** Dataset excerpt **

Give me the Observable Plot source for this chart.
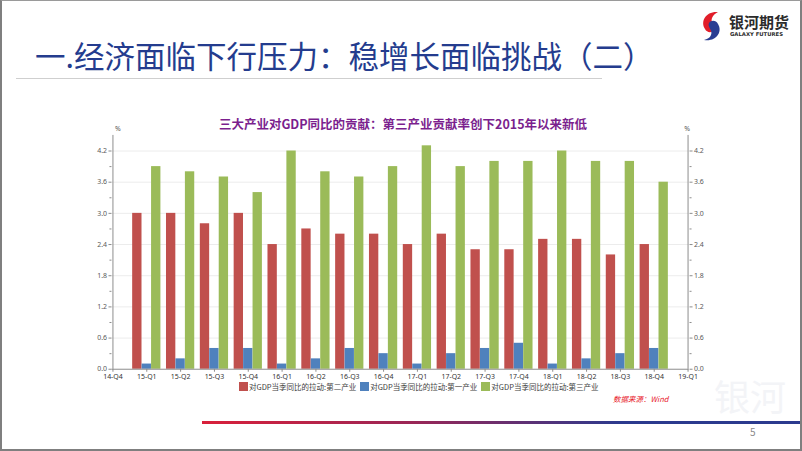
<!DOCTYPE html>
<html><head><meta charset="utf-8">
<script src="https://cdn.jsdelivr.net/npm/d3@7"></script>
<script src="https://cdn.jsdelivr.net/npm/@observablehq/plot@0.6"></script>
<style>
html,body{margin:0;padding:0;background:#fff;}
#slide{position:relative;width:802px;height:451px;overflow:hidden;box-sizing:border-box;border:2px solid #7f7f7f;border-top:1px solid #9a9a9a;font-family:"Noto Sans CJK SC","Noto Sans",sans-serif;}
.abs{position:absolute;white-space:nowrap;}
#title{left:33px;top:33px;font-size:30.5px;color:#243c8e;line-height:42px;}
#uline{left:14px;top:77px;width:586px;height:1px;background:#cfcfcf;}
#ctitle{left:0;width:802px;top:113px;text-align:center;font-size:12.5px;font-weight:bold;color:#7b1f8e;}
#legend{left:237px;top:380px;font-size:7.5px;color:#404040;display:flex;align-items:center;}
#legend span.sw{display:inline-block;width:9px;height:9px;margin-right:1px;}
#legend span.it{margin-right:4px;}
#src{left:611px;top:392px;font-size:7.5px;color:#e8202a;font-style:italic;}
#bline{left:200px;top:420px;width:600px;height:3px;background:linear-gradient(to right,#d9203a,#9a2656 35%,#2b3a8e 70%,#2b3a8e);}
#pnum{left:748px;top:423px;font-size:10px;color:#8a8a8a;}
#logo{left:696px;top:8px;}
#wm{left:712px;top:374px;font-size:36px;line-height:40px;color:#f3f4f7;font-family:"Noto Sans CJK SC";}
</style></head>
<body>
<div id="slide">
<div class="abs" id="wm">银河</div>
<div class="abs" id="title">一.经济面临下行压力：稳增长面临挑战（二）</div>
<div class="abs" id="uline"></div>
<div class="abs" id="logo">
<svg width="100" height="34">
<path d="M20 3 C8 2 2 12 7 20 C9 24 14 24 16 21 C18 17 12 14 14 9 C15 6 18 4 20 3 Z" fill="#e11e2a"/>
<path d="M6 31 C18 33 25 23 20 15 C18 11 13 11 11 14 C9 18 15 21 13 26 C12 29 9 30 6 31 Z" fill="#2a3d92"/>
<text x="31" y="19" font-size="15" font-weight="bold" fill="#2b2b2b" font-family="Noto Sans CJK SC">银河期货</text>
<text x="32" y="27" font-size="5.3" font-weight="bold" fill="#2b2b2b" font-family="DejaVu Sans">GALAXY FUTURES</text>
</svg>
</div>
<div class="abs" id="ctitle">三大产业对GDP同比的贡献：第三产业贡献率创下2015年以来新低</div>
<div class="abs" id="chart" style="left:0;top:120px;"></div>
<div class="abs" id="legend"></div>
<div class="abs" id="src">数据来源：Wind</div>
<div class="abs" id="bline"></div>
<div class="abs" id="pnum">5</div>
</div>
<script>
const quarters = ["14-Q4","15-Q1","15-Q2","15-Q3","15-Q4","16-Q1","16-Q2","16-Q3","16-Q4","17-Q1","17-Q2","17-Q3","17-Q4","18-Q1","18-Q2","18-Q3","18-Q4","19-Q1"];
const dataQuarters = ["15-Q1","15-Q2","15-Q3","15-Q4","16-Q1","16-Q2","16-Q3","16-Q4","17-Q1","17-Q2","17-Q3","17-Q4","18-Q1","18-Q2","18-Q3","18-Q4"];
const secondary = [3.0,3.0,2.8,3.0,2.4,2.7,2.6,2.6,2.4,2.6,2.3,2.3,2.5,2.5,2.2,2.4];
const primary   = [0.1,0.2,0.4,0.4,0.1,0.2,0.4,0.3,0.1,0.3,0.4,0.5,0.1,0.2,0.3,0.4];
const tertiary  = [3.9,3.8,3.7,3.4,4.2,3.8,3.7,3.9,4.3,3.9,4.0,4.0,4.2,4.0,4.0,3.6];
const seriesNames = ["对GDP当季同比的拉动:第二产业","对GDP当季同比的拉动:第一产业","对GDP当季同比的拉动:第三产业"];
const colors = ["#c0504d","#4f81bd","#9bbb59"];
const yTicks = [0,0.6,1.2,1.8,2.4,3.0,3.6,4.2];
const yMinor = [0.3,0.9,1.5,2.1,2.7,3.3,3.9];

const W = 802, H = 265, mL = 110, mR = 112, mT = 14, mB = 16;
const bw = (W - mL - mR) / (quarters.length - 1);
const barW = 9.5;
const groupPad = bw/2 - 1.5*barW;
const toRows = vals => dataQuarters.map((q,i)=>({q, v: vals[i]}));
const all = [secondary, primary, tertiary];

const bars = all.map((vals,k)=>Plot.barY(toRows(vals), {
  x:"q", y:"v", fill: colors[k],
  insetLeft: groupPad + k*barW,
  insetRight: bw - groupPad - (k+1)*barW
}));

const axisStyle = {tickSize:3, tickPadding:2, stroke:"#8c8c8c", fill:"#595959", fontSize:7, label:null};

const chart = Plot.plot({
  width: W, height: H,
  marginLeft: mL, marginRight: mR, marginTop: mT, marginBottom: mB,
  style: {fontFamily:"'Noto Sans', sans-serif", fontSize:"7px", background:"transparent", color:"#595959"},
  x: {type:"band", domain: quarters, padding:0, range:[mL - bw/2, W - mR + bw/2], axis:null},
  y: {domain:[0,4.5], axis:null},
  marks: [
    Plot.gridY(yTicks.slice(1), {stroke:"#ececec", strokeOpacity:1}),
    ...bars,
    Plot.ruleY([0], {stroke:"#8c8c8c"}),
    Plot.ruleX([quarters[0], quarters[quarters.length-1]], {y1:0, y2:4.5, stroke:"#8c8c8c"}),
    Plot.axisY(yTicks, {...axisStyle, anchor:"left", tickFormat: d=>d.toFixed(1)}),
    Plot.axisY(yMinor, {...axisStyle, anchor:"left", tickSize:2, tickFormat: ()=>""}),
    Plot.axisY(yTicks, {...axisStyle, anchor:"right", tickFormat: d=>d.toFixed(1)}),
    Plot.axisY(yMinor, {...axisStyle, anchor:"right", tickSize:2, tickFormat: ()=>""}),
    Plot.axisX(quarters, {...axisStyle, anchor:"bottom", fill:"#333"}),
    Plot.text(["%"], {frameAnchor:"top-left", dx:3, dy:-9, fontSize:7, fill:"#595959"}),
    Plot.text(["%"], {frameAnchor:"top-right", dx:1, dy:-9, fontSize:7, fill:"#595959"})
  ]
});
document.getElementById("chart").appendChild(chart);

const lg = document.getElementById("legend");
seriesNames.forEach((n,k)=>{
  const sw = document.createElement("span"); sw.className="sw"; sw.style.background = colors[k];
  const t = document.createElement("span"); t.className="it"; t.textContent = n;
  lg.appendChild(sw); lg.appendChild(t);
});
</script>
</body></html>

** Exercise description **
Print the complete listing exactly, apart from any pictures.

** Response below **
Give me the Observable Plot source for this chart.
<!DOCTYPE html>
<html><head><meta charset="utf-8">
<script src="https://cdn.jsdelivr.net/npm/d3@7"></script>
<script src="https://cdn.jsdelivr.net/npm/@observablehq/plot@0.6"></script>
<style>
html,body{margin:0;padding:0;background:#fff;}
#slide{position:relative;width:802px;height:451px;overflow:hidden;box-sizing:border-box;border:2px solid #7f7f7f;border-top:1px solid #9a9a9a;font-family:"Noto Sans CJK SC","Noto Sans",sans-serif;}
.abs{position:absolute;white-space:nowrap;}
#title{left:33px;top:33px;font-size:30.5px;color:#243c8e;line-height:42px;}
#uline{left:14px;top:77px;width:586px;height:1px;background:#cfcfcf;}
#ctitle{left:0;width:802px;top:113px;text-align:center;font-size:12.5px;font-weight:bold;color:#7b1f8e;}
#legend{left:237px;top:380px;font-size:7.5px;color:#404040;display:flex;align-items:center;}
#legend span.sw{display:inline-block;width:9px;height:9px;margin-right:1px;}
#legend span.it{margin-right:4px;}
#src{left:611px;top:392px;font-size:7.5px;color:#e8202a;font-style:italic;}
#bline{left:200px;top:420px;width:600px;height:3px;background:linear-gradient(to right,#d9203a,#9a2656 35%,#2b3a8e 70%,#2b3a8e);}
#pnum{left:748px;top:423px;font-size:10px;color:#8a8a8a;}
#logo{left:696px;top:8px;}
#wm{left:712px;top:374px;font-size:36px;line-height:40px;color:#f3f4f7;font-family:"Noto Sans CJK SC";}
</style></head>
<body>
<div id="slide">
<div class="abs" id="wm">银河</div>
<div class="abs" id="title">一.经济面临下行压力：稳增长面临挑战（二）</div>
<div class="abs" id="uline"></div>
<div class="abs" id="logo">
<svg width="100" height="34">
<path d="M20 3 C8 2 2 12 7 20 C9 24 14 24 16 21 C18 17 12 14 14 9 C15 6 18 4 20 3 Z" fill="#e11e2a"/>
<path d="M6 31 C18 33 25 23 20 15 C18 11 13 11 11 14 C9 18 15 21 13 26 C12 29 9 30 6 31 Z" fill="#2a3d92"/>
<text x="31" y="19" font-size="15" font-weight="bold" fill="#2b2b2b" font-family="Noto Sans CJK SC">银河期货</text>
<text x="32" y="27" font-size="5.3" font-weight="bold" fill="#2b2b2b" font-family="DejaVu Sans">GALAXY FUTURES</text>
</svg>
</div>
<div class="abs" id="ctitle">三大产业对GDP同比的贡献：第三产业贡献率创下2015年以来新低</div>
<div class="abs" id="chart" style="left:0;top:120px;"></div>
<div class="abs" id="legend"></div>
<div class="abs" id="src">数据来源：Wind</div>
<div class="abs" id="bline"></div>
<div class="abs" id="pnum">5</div>
</div>
<script>
const quarters = ["14-Q4","15-Q1","15-Q2","15-Q3","15-Q4","16-Q1","16-Q2","16-Q3","16-Q4","17-Q1","17-Q2","17-Q3","17-Q4","18-Q1","18-Q2","18-Q3","18-Q4","19-Q1"];
const dataQuarters = ["15-Q1","15-Q2","15-Q3","15-Q4","16-Q1","16-Q2","16-Q3","16-Q4","17-Q1","17-Q2","17-Q3","17-Q4","18-Q1","18-Q2","18-Q3","18-Q4"];
const secondary = [3.0,3.0,2.8,3.0,2.4,2.7,2.6,2.6,2.4,2.6,2.3,2.3,2.5,2.5,2.2,2.4];
const primary   = [0.1,0.2,0.4,0.4,0.1,0.2,0.4,0.3,0.1,0.3,0.4,0.5,0.1,0.2,0.3,0.4];
const tertiary  = [3.9,3.8,3.7,3.4,4.2,3.8,3.7,3.9,4.3,3.9,4.0,4.0,4.2,4.0,4.0,3.6];
const seriesNames = ["对GDP当季同比的拉动:第二产业","对GDP当季同比的拉动:第一产业","对GDP当季同比的拉动:第三产业"];
const colors = ["#c0504d","#4f81bd","#9bbb59"];
const yTicks = [0,0.6,1.2,1.8,2.4,3.0,3.6,4.2];
const yMinor = [0.3,0.9,1.5,2.1,2.7,3.3,3.9];

const W = 802, H = 265, mL = 110, mR = 112, mT = 14, mB = 16;
const bw = (W - mL - mR) / (quarters.length - 1);
const barW = 9.5;
const groupPad = bw/2 - 1.5*barW;
const toRows = vals => dataQuarters.map((q,i)=>({q, v: vals[i]}));
const all = [secondary, primary, tertiary];

const bars = all.map((vals,k)=>Plot.barY(toRows(vals), {
  x:"q", y:"v", fill: colors[k],
  insetLeft: groupPad + k*barW,
  insetRight: bw - groupPad - (k+1)*barW
}));

const axisStyle = {tickSize:3, tickPadding:2, stroke:"#8c8c8c", fill:"#595959", fontSize:7, label:null};

const chart = Plot.plot({
  width: W, height: H,
  marginLeft: mL, marginRight: mR, marginTop: mT, marginBottom: mB,
  style: {fontFamily:"'Noto Sans', sans-serif", fontSize:"7px", background:"transparent", color:"#595959"},
  x: {type:"band", domain: quarters, padding:0, range:[mL - bw/2, W - mR + bw/2], axis:null},
  y: {domain:[0,4.5], axis:null},
  marks: [
    Plot.gridY(yTicks.slice(1), {stroke:"#ececec", strokeOpacity:1}),
    ...bars,
    Plot.ruleY([0], {stroke:"#8c8c8c"}),
    Plot.ruleX([quarters[0], quarters[quarters.length-1]], {y1:0, y2:4.5, stroke:"#8c8c8c"}),
    Plot.axisY(yTicks, {...axisStyle, anchor:"left", tickFormat: d=>d.toFixed(1)}),
    Plot.axisY(yMinor, {...axisStyle, anchor:"left", tickSize:2, tickFormat: ()=>""}),
    Plot.axisY(yTicks, {...axisStyle, anchor:"right", tickFormat: d=>d.toFixed(1)}),
    Plot.axisY(yMinor, {...axisStyle, anchor:"right", tickSize:2, tickFormat: ()=>""}),
    Plot.axisX(quarters, {...axisStyle, anchor:"bottom", fill:"#333"}),
    Plot.text(["%"], {frameAnchor:"top-left", dx:3, dy:-9, fontSize:7, fill:"#595959"}),
    Plot.text(["%"], {frameAnchor:"top-right", dx:1, dy:-9, fontSize:7, fill:"#595959"})
  ]
});
document.getElementById("chart").appendChild(chart);

const lg = document.getElementById("legend");
seriesNames.forEach((n,k)=>{
  const sw = document.createElement("span"); sw.className="sw"; sw.style.background = colors[k];
  const t = document.createElement("span"); t.className="it"; t.textContent = n;
  lg.appendChild(sw); lg.appendChild(t);
});
</script>
</body></html>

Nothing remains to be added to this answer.